The primary purpose of this repository is to archive the source code for creating the presentation. The secondary purpose is to document the process of creating and running the project, in the hope that it will save me some time for the next presentation project.

Project setup

This assumes starting with everything that’s on my computer right now. Your mileage will vary (in particular, you may have to install a bunch of R packages).

  1. Make sure usethis is installed and follow the setup instructions so that user name and other details are set up ready for the project.

  2. Create empty GitHub repo VSA_2020_presentation using these instructions.

  3. Create a local RStudio project by cloning the GitHub repo using these instructions.

  4. Add file .gitattributes with the following contents so that Rmarkdown files are recognised as R by GitHub.
    # Get GitHub to reclassify `.Rmd` files as R
    *.Rmd linguist-language=R

  5. Create a figs subdirectory of the new project to contain figures (which will be copied from past projects).
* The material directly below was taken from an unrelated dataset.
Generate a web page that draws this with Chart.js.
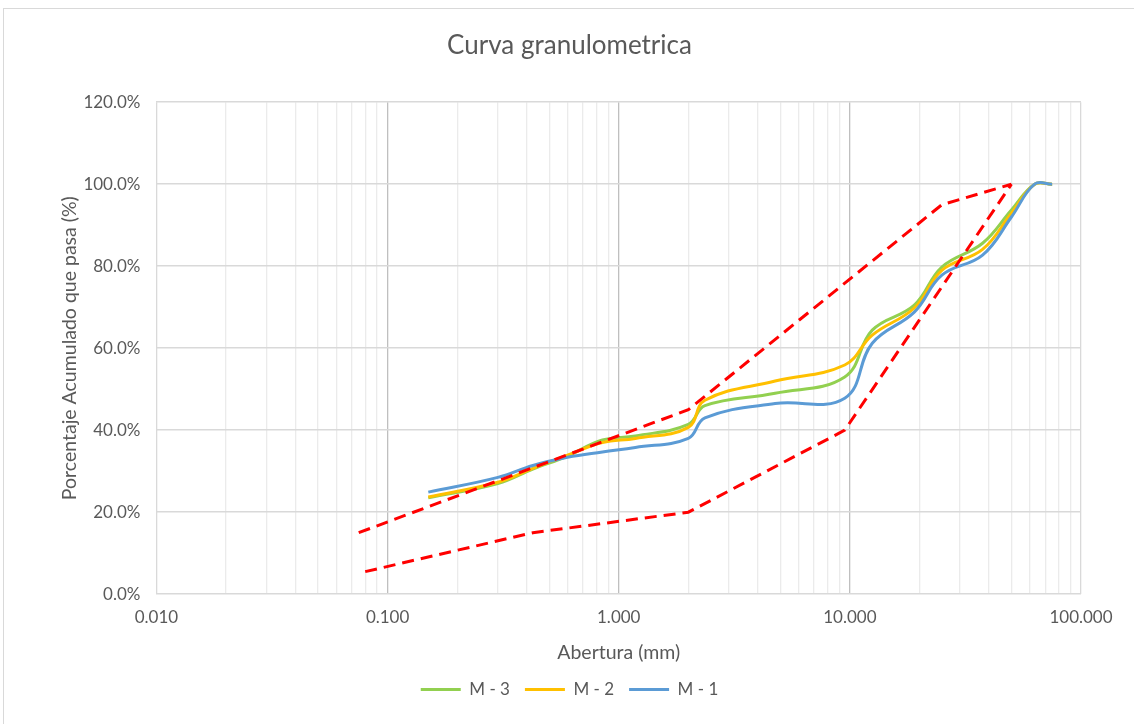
<!DOCTYPE html>
<html>
<head>
<meta charset="utf-8">
<script src="https://cdn.jsdelivr.net/npm/chart.js@4.4.0/dist/chart.umd.min.js"></script>
<style>
  html, body { margin: 0; padding: 0; background: #fff; }
  #wrap { position: relative; width: 1134px; height: 724px; overflow: hidden; }
  #frame { position: absolute; left: 3px; top: 8px; width: 1200px; height: 800px; border: 1px solid #D9D9D9; }
  #granChart { position: absolute; left: 0; top: 0; }
</style>
</head>
<body>
<div id="wrap">
  <div id="frame"></div>
  <canvas id="granChart" width="1134" height="724"></canvas>
</div>
<script>
'use strict'

// sieve openings (mm)
const sieves = [0.15, 0.3, 0.425, 0.6, 0.85, 1.18, 2.0, 2.36, 4.75, 9.5, 12.5, 19, 25, 37.5, 50, 63, 75]

// % passing for each sample
const m1 = [24.9, 28.5, 31.4, 33.4, 34.7, 35.8, 38.0, 43.0, 46.5, 47.8, 61.2, 68.8, 77.8, 82.7, 92.0, 100, 100]
const m2 = [23.7, 27.3, 30.7, 33.9, 37.0, 38.0, 40.7, 47.3, 52.0, 55.9, 63.2, 69.8, 79.0, 84.1, 92.9, 100, 100]
const m3 = [23.5, 27.0, 30.5, 33.7, 37.6, 38.6, 41.4, 46.0, 49.0, 53.0, 64.4, 70.5, 79.8, 85.6, 93.7, 100, 100]

// gradation limits
const upperSieves = [0.075, 2.0, 25, 50]
const upperLimit = [15, 45, 95, 100]
const lowerSieves = [0.08, 0.425, 2.0, 9.5, 50]
const lowerLimit = [5.5, 15, 20, 40, 100]

const decades = [0.01, 0.1, 1, 10, 100]
const decadeLabels = ['0.010', '0.100', '1.000', '10.000', '100.000']

const textColor = '#595959'
const fontFamily = 'Lato, "Open Sans", sans-serif'

const toPoints = (xs, ys) => xs.map((x, i) => ({ x: x, y: ys[i] }))

// gridline positions: 1..9 per decade
const gridValues = []
decades.forEach((d, i) => {
  if (i === decades.length - 1) { gridValues.push(d); return }
  for (let k = 1; k <= 9; k++) gridValues.push(+(d * k).toPrecision(3))
})

const isDecade = v => decades.some(d => Math.abs(d - v) < d * 1e-6)

const sampleLine = (label, pts, color) => ({
  label: label,
  data: pts,
  borderColor: color,
  backgroundColor: color,
  borderWidth: 3,
  pointRadius: 0,
  showLine: true,
  tension: 0.4,
  fill: false
})

const limitLine = (label, pts) => ({
  label: label,
  data: pts,
  borderColor: '#FF0000',
  backgroundColor: '#FF0000',
  borderWidth: 3,
  borderDash: [12, 7],
  pointRadius: 0,
  showLine: true,
  tension: 0,
  fill: false
})

const ctx = document.getElementById('granChart').getContext('2d')
const chart = new Chart(ctx, {
  type: 'scatter',
  data: {
    datasets: [
      limitLine('Limite superior', toPoints(upperSieves, upperLimit)),
      limitLine('Limite inferior', toPoints(lowerSieves, lowerLimit)),
      sampleLine('M - 1', toPoints(sieves, m1), '#5B9BD5'),
      sampleLine('M - 2', toPoints(sieves, m2), '#FFC000'),
      sampleLine('M - 3', toPoints(sieves, m3), '#92D050')
    ]
  },
  options: {
    responsive: false,
    animation: false,
    layout: { padding: { top: 30, left: 58, right: 53, bottom: 16 } },
    plugins: {
      tooltip: { enabled: false },
      title: {
        display: true,
        text: 'Curva granulometrica',
        color: textColor,
        font: { family: fontFamily, size: 26, weight: 'normal' },
        padding: { top: 0, bottom: 41 }
      },
      legend: {
        position: 'bottom',
        labels: {
          color: textColor,
          font: { family: fontFamily, size: 17 },
          usePointStyle: true,
          pointStyle: 'line',
          pointStyleWidth: 40,
          padding: 15,
          filter: item => item.text.startsWith('M'),
          sort: (a, b) => b.datasetIndex - a.datasetIndex
        }
      }
    },
    scales: {
      x: {
        type: 'logarithmic',
        min: 0.01,
        max: 100,
        afterBuildTicks: scale => {
          scale.ticks = gridValues.map(v => ({ value: v }))
        },
        ticks: {
          autoSkip: false,
          maxRotation: 0,
          padding: 13,
          color: textColor,
          font: { family: fontFamily, size: 17 },
          callback: v => {
            const i = decades.findIndex(d => Math.abs(d - v) < d * 1e-6)
            return i >= 0 ? decadeLabels[i] : ''
          }
        },
        grid: {
          drawTicks: false,
          lineWidth: 1.3,
          color: c => {
            const v = c.tick ? c.tick.value : 0
            if (v === 0.01 || v === 100) return '#D9D9D9'
            return isDecade(v) ? '#BFBFBF' : '#EBEBEB'
          }
        },
        border: { display: false },
        title: {
          display: true,
          text: 'Abertura (mm)',
          color: textColor,
          font: { family: fontFamily, size: 19.5 },
          padding: { top: 0, bottom: 2 }
        }
      },
      y: {
        min: 0,
        max: 120,
        ticks: {
          stepSize: 20,
          padding: 16,
          color: textColor,
          font: { family: fontFamily, size: 17 },
          callback: v => v.toFixed(1) + '%'
        },
        grid: { drawTicks: false, color: '#D9D9D9', lineWidth: 1.5 },
        border: { display: false },
        title: {
          display: true,
          text: 'Porcentaje Acumulado que pasa (%)',
          color: textColor,
          font: { family: fontFamily, size: 19.5 },
          padding: { top: 0, bottom: -14 }
        }
      }
    }
  }
})
</script>
</body>
</html>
  6. Guard against leaking credentials to GitHub. This only needs to be done once per user/computer but does no harm to be repeated for each new project.
    usethis::git_vaccinate()

  7. Activate renv package tracking.
    renv::init()
    This starts the project with an empty library, so all the infrastructure will have to be installed as it is first used. You will use renv::install() a lot, in particular, you will have to install usethis into the project.

  8. Install usethis to the project and mark the project as using usethis (updates the project-specific .Rprofile).
    renv::install("usethis")
    usethis::use_usethis()

  9. This presentation document requires the binb package to enable rendering the output as a PDF presentation. The document uses the binb metropolis template. This requires a variety of LaTeX tools and fonts to be installed, in addition to the rmarkdown and knitr infrastructure. See eddelbuettel/binb for binb installation advice.

    • Make sure the Fira Sans and Fira Mono fonts are installed. (Instructions on how to check what fonts are installed. I found it convenient to download Fira Sans and Fira Mono from Font Squirrel. Instructions on how to install fonts - for reasons I don’t understand, using font-manager didn’t work, whereas copying the font files to $/.fonts did work.)
    • The first attempt to knit the presentation may result in the LaTeX package manager running for ages while installing the required LaTeX infrastructure.
    • For a future project it may be worth trying to set up a Docker image with the fonts and LaTeX packages installed.
  10. Copy README.Rmd (this document) from a prior GitHub linked project and edit it to explain what this project is about and how it was set up. Keep this up to date as the project progresses. See GitHub document for instructions on the contents for this kind of README to be rendered on GitHub.

  11. Set the license.
    usethis::use_ccby_license()
    Add the appropriate license badge from lukas-h/license-badges.md to README.Rmd.

  12. Commit, push, rinse, and repeat as the project progresses. Follow these instructions.

Write presentation

  1. Copy in resources from previous projects to use as a starting point.

    • VSA2020_Gayler_abstract.pdf # submitted extended abstract of presentation
    • VSA2020_Gayler_abstract.zip # source code of extended abstract
    • Figures from old presentations
  2. Write presentation, copying figures from prior documents as needed

  3. Render presentation by clicking the Knit button in the notebook editor window.

  4. Insert, into the presentation, links to the published/archived versions of the documents.

    • The URL of the github is already known.
    • The presentation will be published on Zenodo. A DOI can be reserved as part of uploading a work in progress. See here for example instructions.

Clean up and publish

  1. Remove any documents not used in current presentation.

  2. Push the final version to github.

  3. Publish to Zenodo by clicking the “Publish” button on the upload page. Previous work in progress versions were “Save”d rather than “Publish”ed.